Was wäre nun ein geeigneterer Weg, um die Notwendigkeit der massiv ausgeweiteten Überwachungsmaßnahmen zu "beweisen" und die Ausgaben zur Stärkung von FBI und NSA zu rechtfertigen, fragt Warren, als die momentane, überall für Aufruhr sorgende Welle von Serverblockaden? "Die einzigen Institutionen, die einen Nutzen von den Ausfällen hat, sind die NSA und das FBI", glaubt auch Müller-Maguhn, der die Ereignisse der vergangenen Woche für ein abgekartetes Spiel und eine "Budgetrechtfertigungs-Maßnahme" hält. Es sei daher "höchstwahrscheinlich", dass die Angreifer aus den Reihen der Bundespolizei oder der Geheimdienste selbst kämen oder zumindest von ihnen beauftragt worden seien. Dass bekannte Hackervereinigungen hinter den Vandalen-Akten stünden, will Müller-Maguhn definitiv ausschließen: "Wir stehen im Kontakt mit anderen Hackergruppen weltweit." Die vergangenen 48 Stunden habe man sich in den "Inner Circles" und zusammen mit Systembetreibern im Chat miteinander ausgetauscht und nicht den geringsten Hinweis auf politisch motivierte Hackeraktionen oder ähnliches gefunden.

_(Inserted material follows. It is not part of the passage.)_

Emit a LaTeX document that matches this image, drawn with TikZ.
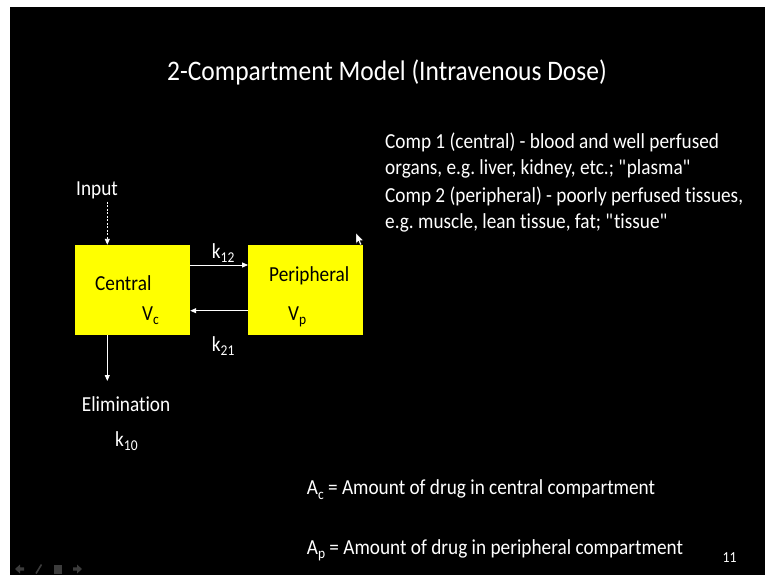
\documentclass[tikz,border=0pt]{standalone}
\usepackage{fontspec}
\setmainfont[Ligatures={NoCommon},FakeStretch=0.9]{Carlito}
\usetikzlibrary{arrows.meta}
\definecolor{navgrey}{RGB}{60,60,60}
\definecolor{boxyellow}{RGB}{255,255,0}
\newcommand{\lowsub}[1]{\raisebox{-0.22em}{\fontsize{15}{17}\selectfont #1}}
\frenchspacing
\begin{document}
\begin{tikzpicture}[x=1pt,y=-1pt,
  every node/.style={inner sep=0pt},
  txt/.style={text=white,anchor=base west,font=\fontsize{21.4}{25}\selectfont\frenchspacing},
  titletxt/.style={text=white,anchor=base west,font=\fontsize{28.3}{33}\selectfont},
  intxt/.style={text=black,anchor=base west,font=\fontsize{21.4}{25}\selectfont},
  smalltxt/.style={text=white,anchor=base west,font=\fontsize{15.3}{18}\selectfont},
  compbox/.style={fill=boxyellow,draw=none,minimum width=115pt,minimum height=90pt},
  arr/.style={draw=white,line width=0.9pt,-{Triangle[length=6pt,width=5pt]}},
  nav/.style={fill=navgrey,draw=none}]
% background
\useasboundingbox (0,0) rectangle (766,575);
\fill[white] (0,0) rectangle (766,575);
\fill[black] (10,7) rectangle (765,575);
% title
\node[titletxt] (title) at (167,81) {2-Compartment Model (Intravenous Dose)};
% boxes
\node[compbox] (central) at (132.5,290) {};
\node[compbox] (peripheral) at (305.8,290) {};
\node[intxt] (ctext) at (95,290) {Central};
\node[intxt] (vc) at (142,320) {V\lowsub{c}};
\node[intxt] (ptext) at (269,281) {Peripheral};
\node[intxt] (vp) at (288,320) {V\lowsub{p}};
% exchange arrows
\draw[arr] ([yshift=25pt]central.east) -- ([yshift=25pt]peripheral.west);
\draw[arr] ([yshift=-20.7pt]peripheral.west) -- ([yshift=-20.7pt]central.east);
\node[txt] (k12) at (211.7,258) {k\lowsub{12}};
\node[txt] (k21) at (211.7,351) {k\lowsub{21}};
% input
\node[txt] (input) at (76,196) {Input};
\coordinate (intop) at (107.3,201.7);
\draw[arr,dash pattern=on 2pt off 1.5pt] (intop) -- (central.north -| intop);
% elimination
\coordinate (elimend) at (107.3,381);
\draw[arr] (central.south -| elimend) -- (elimend);
\node[txt] (elim) at (81.7,411.7) {Elimination};
\node[txt] (k10) at (115,446) {k\lowsub{10}};
% description
\node[txt] (d1) at (385,148.3) {Comp 1 (central) - blood and well perfused};
\node[txt] (d2) at (385,175) {organs, e.g. liver, kidney, etc.; \textquotedbl plasma\textquotedbl};
\node[txt] (d3) at (385,202.5) {Comp 2 (peripheral) - poorly perfused tissues,};
\node[txt] (d4) at (385,228.5) {e.g. muscle, lean tissue, fat; \textquotedbl tissue\textquotedbl};
% amounts
\node[txt] (ac) at (306.7,494.3) {A\lowsub{c} = Amount of drug in central compartment};
\node[txt] (ap) at (306.7,554) {A\lowsub{p} = Amount of drug in peripheral compartment};
\node[smalltxt] (pnum) at (722.5,562.7) {11};
% mouse pointer
\filldraw[fill=white,draw=black,line width=0.3pt] (356,233) -- (356,243.5) -- (358.4,241.2) -- (360.2,245.2) -- (361.8,244.5) -- (360,240.6) -- (363.2,240.4) -- cycle;
% navigation icons
\fill[nav] (15,569) -- (20,564.5) -- (20,567.3) -- (24,567.3) -- (24,570.7) -- (20,570.7) -- (20,573.5) -- cycle;
\draw[navgrey,line width=1.6pt] (36,573.5) -- (41.5,564.5);
\fill[nav] (54,564.5) rectangle (62,573.5);
\fill[nav] (82,569) -- (77,564.5) -- (77,567.3) -- (73,567.3) -- (73,570.7) -- (77,570.7) -- (77,573.5) -- cycle;
\end{tikzpicture}
\end{document}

Bei den deutschen Kommerzseiten gibt man sich derzeit im Gegenteil zu den US-Anbietern eher gelassen angesichts der Hackerstories. Es habe aktuell keine besonderen Vorkommnisse gegeben, atmet Stefan Glänzer von Ricardo.de auf. Auch bei eBay.de läuft der Auktionshandel im Vergleich zum kalifornischen Mutterhaus ruhig. Man habe "viel Geld in Sicherheitssysteme" investiert und lege Wert auf Prävention, da könnten zumindest keine sensiblen Kundendaten verloren gehen, ist sich Sprecher Joachim M. Guentert sicher. Über die Motivation der Täter macht man sich bei eBay.de trotzdem Gedanken, glaubt aber nicht an die Gerüchte von Kommerzgegnern. "In Deutschland haben wir keine Anzeichen für echte E-Commerce-Feinde ausgemacht", sagt Guentert. Es gebe zwar Kritiker der Kommerzialisierungswelle im Netz, aber es sei nicht vorstellbar, dass sie zu solchen Mitteln greifen würden.